### Problem to solve
Repeat the lines below exactly as they appear, but leave out the images.

[Provided material start]

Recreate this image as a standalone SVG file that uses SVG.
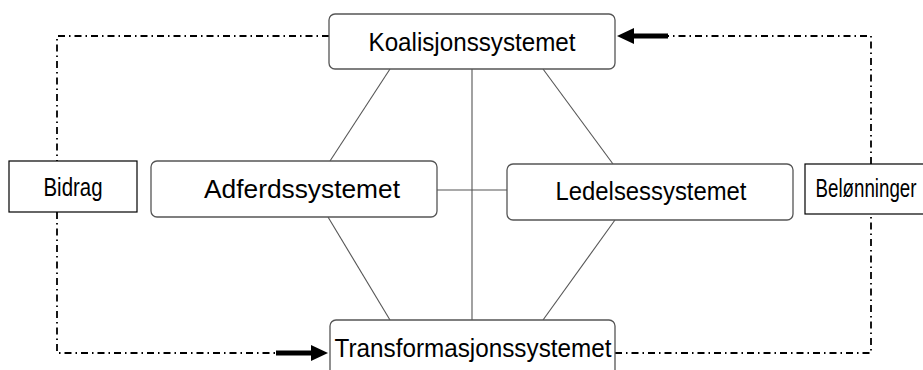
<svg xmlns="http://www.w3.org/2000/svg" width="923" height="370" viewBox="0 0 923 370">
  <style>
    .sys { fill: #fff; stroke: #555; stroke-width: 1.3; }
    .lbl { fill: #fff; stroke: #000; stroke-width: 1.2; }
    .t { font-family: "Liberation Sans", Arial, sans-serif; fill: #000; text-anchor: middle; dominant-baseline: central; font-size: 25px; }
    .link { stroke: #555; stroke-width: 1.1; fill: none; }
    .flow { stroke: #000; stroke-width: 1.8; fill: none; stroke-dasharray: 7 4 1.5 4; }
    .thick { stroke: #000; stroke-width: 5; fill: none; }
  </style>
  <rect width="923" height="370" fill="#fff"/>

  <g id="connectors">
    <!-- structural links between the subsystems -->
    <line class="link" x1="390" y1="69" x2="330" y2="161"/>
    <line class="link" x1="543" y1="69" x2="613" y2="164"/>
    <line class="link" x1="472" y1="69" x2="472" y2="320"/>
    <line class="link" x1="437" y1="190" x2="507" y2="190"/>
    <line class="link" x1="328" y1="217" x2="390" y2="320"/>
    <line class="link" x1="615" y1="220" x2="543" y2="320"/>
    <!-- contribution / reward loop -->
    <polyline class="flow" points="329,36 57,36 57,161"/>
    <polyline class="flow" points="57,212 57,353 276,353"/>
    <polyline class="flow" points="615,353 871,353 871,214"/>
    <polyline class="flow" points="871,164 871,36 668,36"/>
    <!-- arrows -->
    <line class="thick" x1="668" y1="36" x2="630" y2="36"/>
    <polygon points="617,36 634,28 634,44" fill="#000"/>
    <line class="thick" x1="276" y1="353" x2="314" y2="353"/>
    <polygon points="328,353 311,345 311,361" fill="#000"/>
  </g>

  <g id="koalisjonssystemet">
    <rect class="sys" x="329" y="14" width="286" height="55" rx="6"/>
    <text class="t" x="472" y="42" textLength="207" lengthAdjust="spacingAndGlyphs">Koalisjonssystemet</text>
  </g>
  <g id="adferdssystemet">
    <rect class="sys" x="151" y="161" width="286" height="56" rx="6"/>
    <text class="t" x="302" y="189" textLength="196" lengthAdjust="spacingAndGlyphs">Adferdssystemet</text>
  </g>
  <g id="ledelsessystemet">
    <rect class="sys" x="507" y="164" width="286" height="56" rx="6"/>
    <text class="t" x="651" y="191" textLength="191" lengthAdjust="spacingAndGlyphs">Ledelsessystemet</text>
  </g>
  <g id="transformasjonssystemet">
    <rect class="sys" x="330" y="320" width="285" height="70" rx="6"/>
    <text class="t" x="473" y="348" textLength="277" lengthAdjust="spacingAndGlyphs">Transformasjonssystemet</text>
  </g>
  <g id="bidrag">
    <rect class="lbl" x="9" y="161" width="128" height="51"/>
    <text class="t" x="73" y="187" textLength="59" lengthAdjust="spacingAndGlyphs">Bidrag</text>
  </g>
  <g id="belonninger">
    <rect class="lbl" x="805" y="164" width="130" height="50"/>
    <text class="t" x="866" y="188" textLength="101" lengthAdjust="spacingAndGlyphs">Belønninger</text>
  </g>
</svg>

[Provided material end]

### Full response
Recreate this image as a standalone SVG file that uses SVG.
<svg xmlns="http://www.w3.org/2000/svg" width="923" height="370" viewBox="0 0 923 370">
  <style>
    .sys { fill: #fff; stroke: #555; stroke-width: 1.3; }
    .lbl { fill: #fff; stroke: #000; stroke-width: 1.2; }
    .t { font-family: "Liberation Sans", Arial, sans-serif; fill: #000; text-anchor: middle; dominant-baseline: central; font-size: 25px; }
    .link { stroke: #555; stroke-width: 1.1; fill: none; }
    .flow { stroke: #000; stroke-width: 1.8; fill: none; stroke-dasharray: 7 4 1.5 4; }
    .thick { stroke: #000; stroke-width: 5; fill: none; }
  </style>
  <rect width="923" height="370" fill="#fff"/>

  <g id="connectors">
    <!-- structural links between the subsystems -->
    <line class="link" x1="390" y1="69" x2="330" y2="161"/>
    <line class="link" x1="543" y1="69" x2="613" y2="164"/>
    <line class="link" x1="472" y1="69" x2="472" y2="320"/>
    <line class="link" x1="437" y1="190" x2="507" y2="190"/>
    <line class="link" x1="328" y1="217" x2="390" y2="320"/>
    <line class="link" x1="615" y1="220" x2="543" y2="320"/>
    <!-- contribution / reward loop -->
    <polyline class="flow" points="329,36 57,36 57,161"/>
    <polyline class="flow" points="57,212 57,353 276,353"/>
    <polyline class="flow" points="615,353 871,353 871,214"/>
    <polyline class="flow" points="871,164 871,36 668,36"/>
    <!-- arrows -->
    <line class="thick" x1="668" y1="36" x2="630" y2="36"/>
    <polygon points="617,36 634,28 634,44" fill="#000"/>
    <line class="thick" x1="276" y1="353" x2="314" y2="353"/>
    <polygon points="328,353 311,345 311,361" fill="#000"/>
  </g>

  <g id="koalisjonssystemet">
    <rect class="sys" x="329" y="14" width="286" height="55" rx="6"/>
    <text class="t" x="472" y="42" textLength="207" lengthAdjust="spacingAndGlyphs">Koalisjonssystemet</text>
  </g>
  <g id="adferdssystemet">
    <rect class="sys" x="151" y="161" width="286" height="56" rx="6"/>
    <text class="t" x="302" y="189" textLength="196" lengthAdjust="spacingAndGlyphs">Adferdssystemet</text>
  </g>
  <g id="ledelsessystemet">
    <rect class="sys" x="507" y="164" width="286" height="56" rx="6"/>
    <text class="t" x="651" y="191" textLength="191" lengthAdjust="spacingAndGlyphs">Ledelsessystemet</text>
  </g>
  <g id="transformasjonssystemet">
    <rect class="sys" x="330" y="320" width="285" height="70" rx="6"/>
    <text class="t" x="473" y="348" textLength="277" lengthAdjust="spacingAndGlyphs">Transformasjonssystemet</text>
  </g>
  <g id="bidrag">
    <rect class="lbl" x="9" y="161" width="128" height="51"/>
    <text class="t" x="73" y="187" textLength="59" lengthAdjust="spacingAndGlyphs">Bidrag</text>
  </g>
  <g id="belonninger">
    <rect class="lbl" x="805" y="164" width="130" height="50"/>
    <text class="t" x="866" y="188" textLength="101" lengthAdjust="spacingAndGlyphs">Belønninger</text>
  </g>
</svg>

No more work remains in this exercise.